Keep in mind that all the answers must be based on facts and real data, not emotional opinions. 

Main goal: Dissect a problem and reveal its underlying causes. 

Benefits: It’s a great way to collect feedback from the team. It’s also a handy technique to focus resources on high-value activity. 

Pareto Analysis

Vilfredo Pareto created this analytical tool to graphically illustrate the Pareto principle, also known as the 80/20 rule. Which helps you realize that the majority of results come from a minority of inputs.

The tool is useful in lean construction because it helps to analyze data about the frequency of the causes in processes. It visually depicts which situations are more critical.  

The later is achieved by placing the bottom x-axis in order from largest to smallest. The y-axis has the quantity or cost. Often, a line is drawn against the different y-axis to represent the cumulative impact %.  

Main goal: Identify the top wasteful activities to focus effort and resources on them. Vital few, trivial many 

Benefits:

  • See the process’ problems at a glance
  • Understand quickly all of the factors working against the process
  • Concentrate on the issues that cause the most significant disruption

Tools for Waste Response 

5S  

This “tool” is a process for waste removal from the workplace through the use of visual controls.  5S stands for the Japanese Seiri (Sort), Seiso (Straighten), Seiton (Shine), Seiketsu (Standardize), and Shitsuke (Sustain). 

Each “S” has a different objective. 

  • Seiri means to identify unnecessary items in the workplace. 
  • Seiton, on the other hand, looks to arrange each object so that anyone can find it. 
  • Seiso means keeping the work area clean and in the right condition. 
  • Seiketsu consists of building procedures to maintain the last 3 “S.” 
  • Shitsuke means turning into a habit the fact of maintaining the correct procedures

Main goal: Order and efficiency at the job site. 

Benefits: It increases people’s involvement, teamwork, morale, health, and safety; it reduces costs, variability, and uncertainty; and it helps in setting the basis to implement Lean Construction in any company or project. 

Last planner system 

The Last Planner® System of Production Control (official name), could be one of the most known lean construction tools. You may even have seen it in pictures with the colored post-its. However, it is so much more than that. The Last Planner system is a crucial tool for lean planning and execution. 

Most importantly,  is that it provides the necessary support for working towards planned accomplishments. In other words, it marks a path and the actions that must be done to follow that path. And most importantly, it features times and following tasks that an effort needs to be able to start. 

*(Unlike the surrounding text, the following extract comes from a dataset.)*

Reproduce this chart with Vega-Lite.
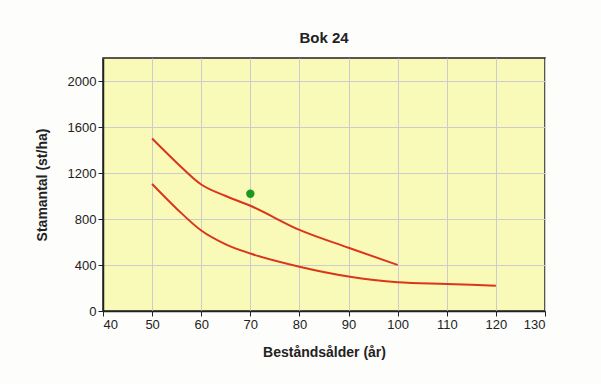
{
  "$schema": "https://vega.github.io/schema/vega-lite/v6.json",
  "width": 442,
  "height": 253,
  "autosize": {"type": "none"},
  "padding": {"left": 103, "top": 58, "right": 56, "bottom": 73},
  "background": "#fdfdfb",
  "title": {"text": "Bok 24", "font": "Liberation Sans", "fontSize": 15, "fontWeight": "bold", "color": "#222222", "offset": 12},
  "config": {
    "view": {"fill": "#fafab8", "stroke": "#222222", "strokeWidth": 1.5},
    "axis": {
      "labelFont": "Liberation Sans", "labelFontSize": 13, "labelColor": "#222222",
      "titleFont": "Liberation Sans", "titleFontSize": 14, "titleFontWeight": "bold", "titleColor": "#222222",
      "gridColor": "#cccccc", "gridWidth": 1, "gridOpacity": 1,
      "domainColor": "#222222", "domainWidth": 1.5, "tickColor": "#222222", "tickSize": 5, "format": "d"
    }
  },
  "datasets": {
    "curves": [
      {"age": 50, "n": 1500, "s": "upper"},
      {"age": 55, "n": 1290, "s": "upper"},
      {"age": 60, "n": 1100, "s": "upper"},
      {"age": 65, "n": 1000, "s": "upper"},
      {"age": 70, "n": 915, "s": "upper"},
      {"age": 80, "n": 705, "s": "upper"},
      {"age": 90, "n": 550, "s": "upper"},
      {"age": 100, "n": 400, "s": "upper"},
      {"age": 50, "n": 1105, "s": "lower"},
      {"age": 55, "n": 890, "s": "lower"},
      {"age": 60, "n": 700, "s": "lower"},
      {"age": 65, "n": 580, "s": "lower"},
      {"age": 70, "n": 500, "s": "lower"},
      {"age": 80, "n": 385, "s": "lower"},
      {"age": 90, "n": 300, "s": "lower"},
      {"age": 100, "n": 250, "s": "lower"},
      {"age": 110, "n": 235, "s": "lower"},
      {"age": 120, "n": 220, "s": "lower"}
    ],
    "pts": [{"age": 70, "n": 1020}]
  },
  "layer": [
    {
      "data": {"name": "curves"},
      "mark": {"type": "line", "color": "#d9361c", "strokeWidth": 2, "interpolate": "monotone"},
      "encoding": {
        "x": {"field": "age", "type": "quantitative", "scale": {"domain": [40, 130], "nice": false},
              "axis": {"values": [40, 50, 60, 70, 80, 90, 100, 110, 120, 130], "title": "Beståndsålder (år)", "titlePadding": 14}},
        "y": {"field": "n", "type": "quantitative", "scale": {"domain": [0, 2200], "nice": false},
              "axis": {"values": [0, 400, 800, 1200, 1600, 2000], "title": "Stamantal (st/ha)", "titlePadding": 18}},
        "detail": {"field": "s"}
      }
    },
    {
      "data": {"name": "pts"},
      "mark": {"type": "point", "filled": true, "color": "#1a9a1a", "size": 70, "opacity": 1},
      "encoding": {
        "x": {"field": "age", "type": "quantitative"},
        "y": {"field": "n", "type": "quantitative"}
      }
    }
  ]
}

For this reason, LPS incorporates “pull planning” principles, where only the work that can and will be done is considered. It also follows lean construction principles such as JIT and Value Stream Mapping. 

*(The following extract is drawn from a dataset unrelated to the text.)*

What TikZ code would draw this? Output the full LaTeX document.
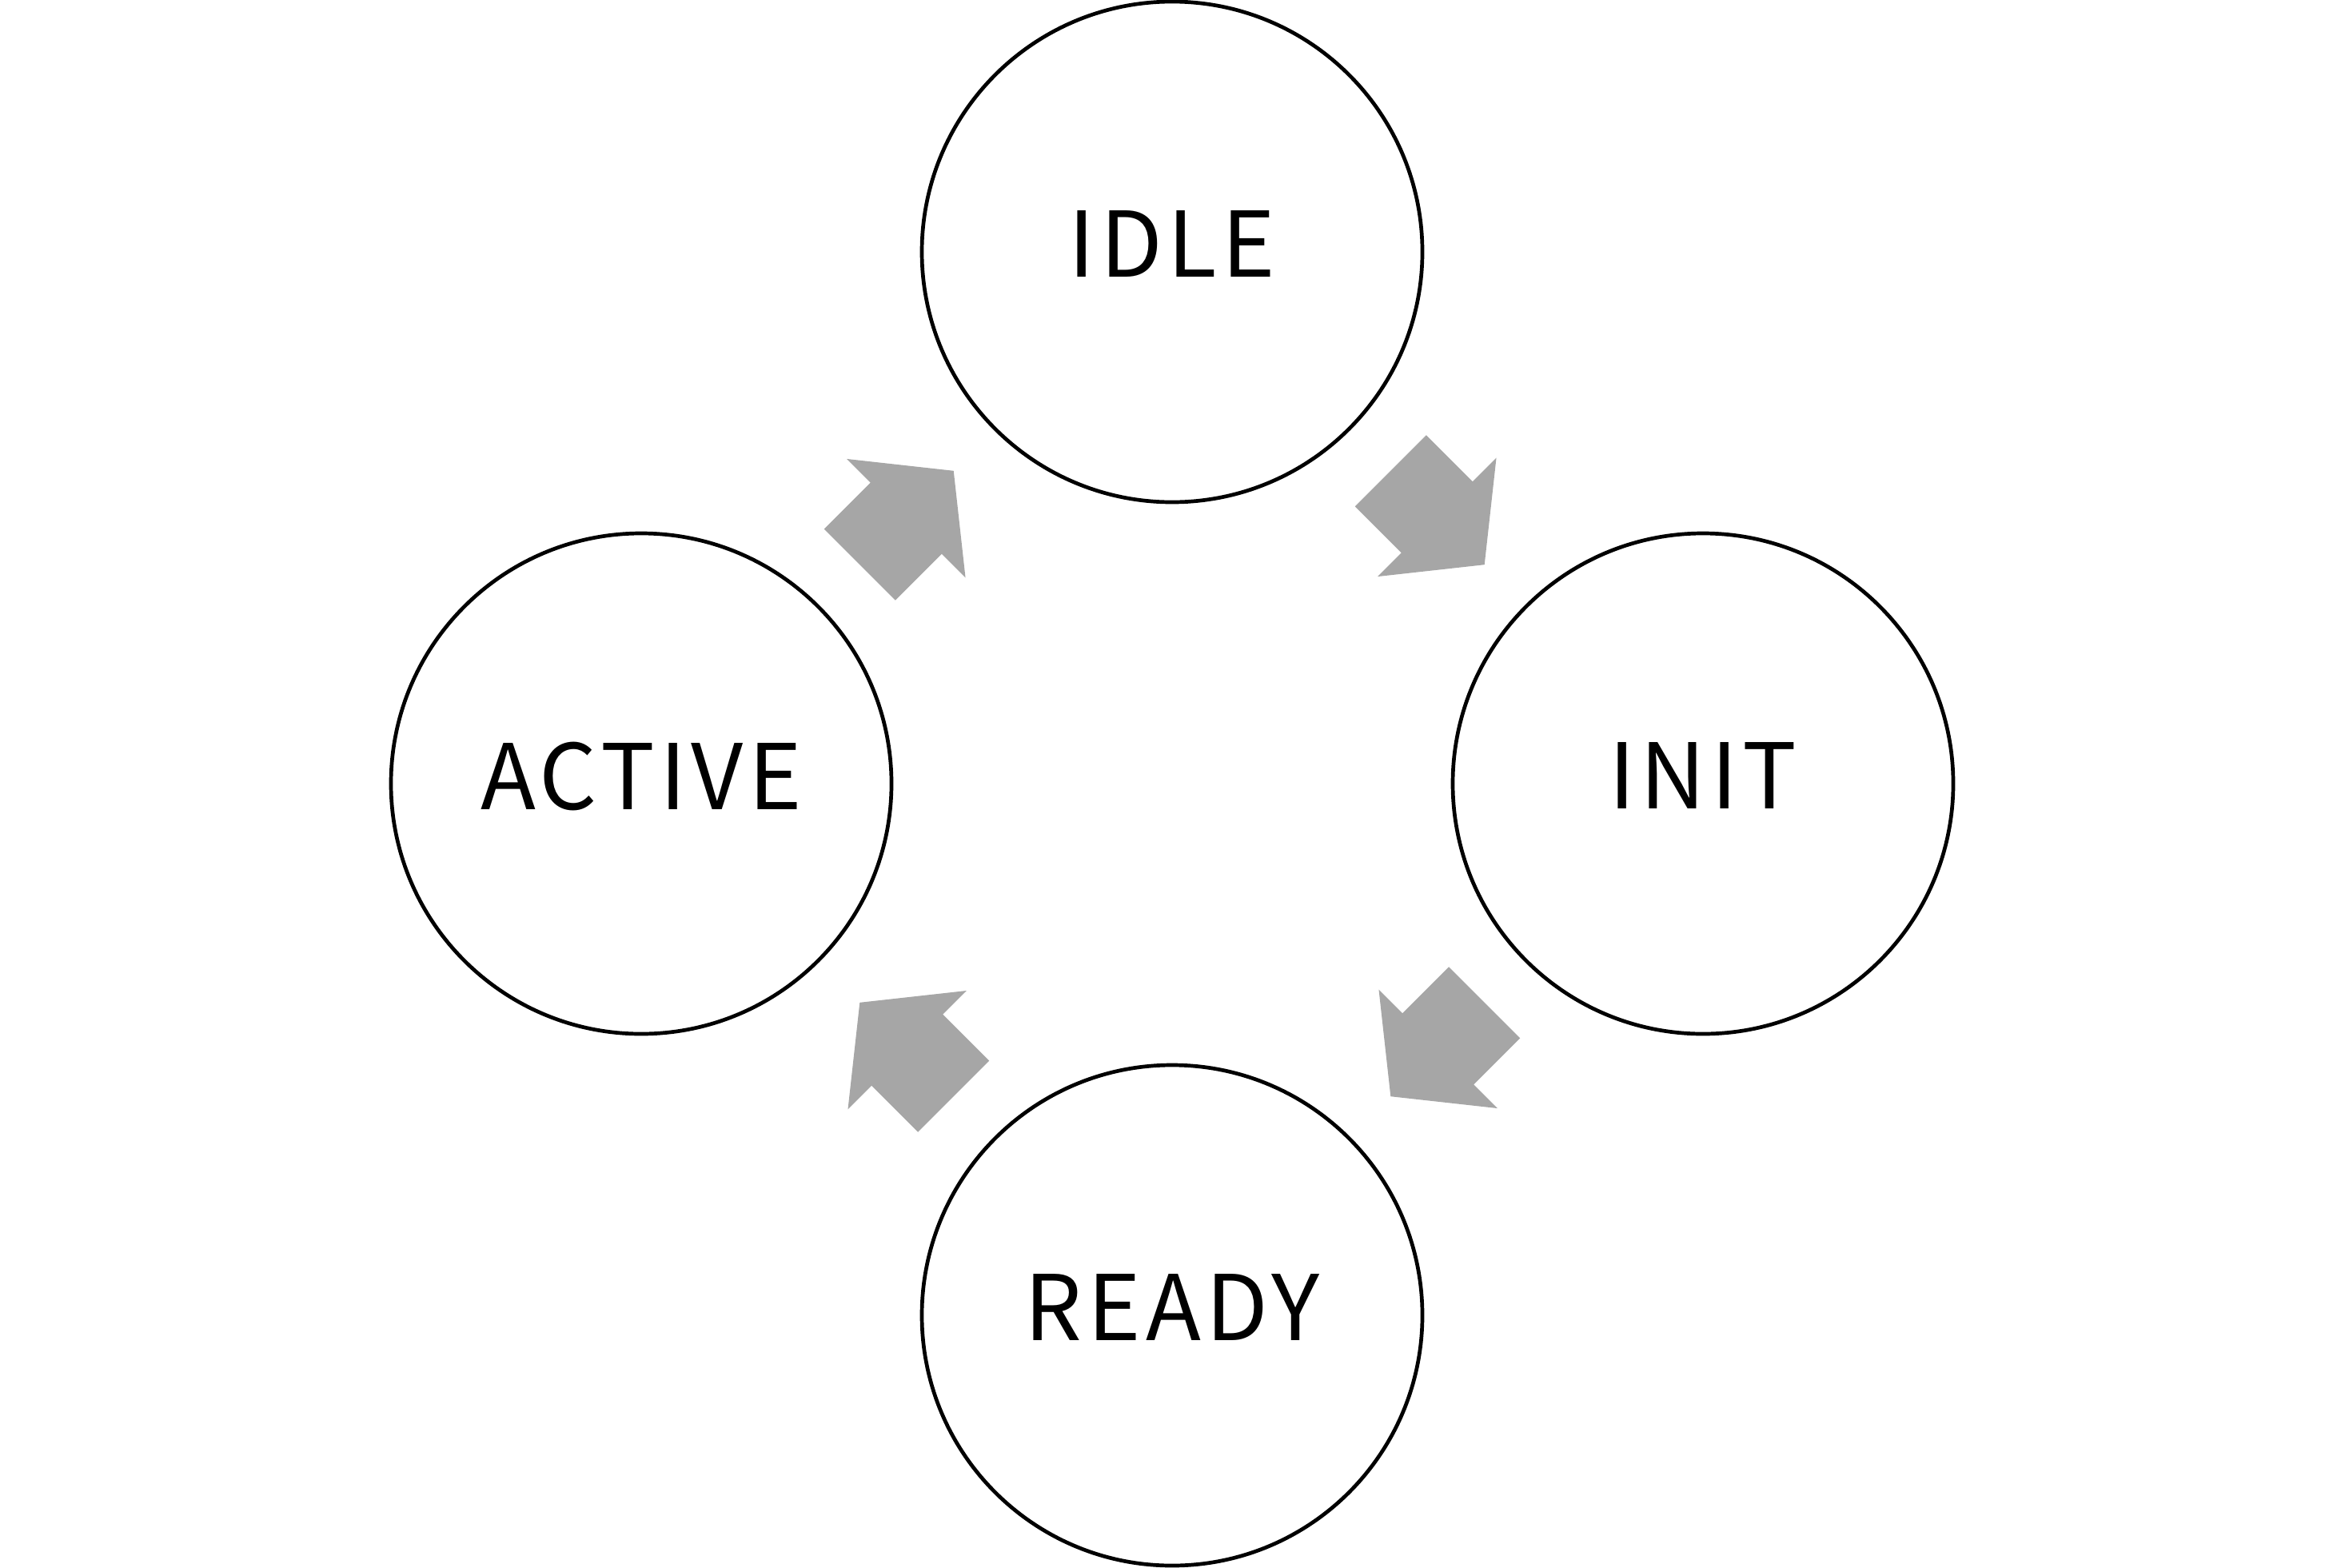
\documentclass[tikz,border=0pt]{standalone}
\usepackage{fontspec}
\setmainfont[LetterSpace=5.6]{Noto Sans CJK JP}
\usetikzlibrary{calc}
\definecolor{arrowgray}{HTML}{A6A6A6}
\tikzset{
  x=0.5pt, y=0.5pt,
  state/.style={circle, draw=black, line width=2.35pt, minimum size=313pt, inner sep=0pt,
    font=\fontsize{56.6}{60}\selectfont, text depth=10pt},
  blockarrow/.pic={\fill[arrowgray] (-83,-63) -- (-1,-63) -- (-1,-105) -- (83,0) -- (-1,105) -- (-1,63) -- (-83,63) -- cycle;}
}
\begin{document}
\begin{tikzpicture}
\useasboundingbox (0,0) rectangle (2933,-1960);
\node[state] (idle) at (1466,-315) {IDLE};
\node[state] (init) at (2130,-980) {INIT};
\node[state] (ready) at (1466,-1645) {READY};
\node[state] (active) at (802,-980) {ACTIVE};
\path ($(idle)!0.5!(init)$) pic[rotate=-45] {blockarrow};
\path ($(init)!0.5!(ready)$) pic[rotate=-135] {blockarrow};
\path ($(ready)!0.5!(active)$) pic[rotate=135] {blockarrow};
\path ($(active)!0.5!(idle)$) pic[rotate=45] {blockarrow};
\end{tikzpicture}
\end{document}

To be clear, LPS was developed to make planning processes and work flow highly reliable, and to build necessary trust within a collaborative team environment. The key is to involucrate every team player to make the most accurate planning possible. 

Now let’s get into specifics.   

The first part (should) is for identifying the significant milestones. What needs to happen for the project to be successful?

On the other hand, Pull Planning (or Phase Scheduling), is for strategically planning segments of work to produce progressively elaborate Weekly Work Plans. 

Thirdly, we have lookahead planning. It focuses on ensuring that work can be done.

Then we have the weekly work plan, where the tactical team collaborates to plan each day’s work. The point of maximum progressive elaboration to create reliable work plans. (What Will Occur)

The fifth part focuses on learning from what the team did. 

As you can see, each level down is more detailed than the past one. 

Wrapping up 

Ultimately, these are the lean design process tools and techniques that we think can be universally useful. Nevertheless, there’s a whole world of valuable techniques that may help your lean culture. Lean, it’s just getting started!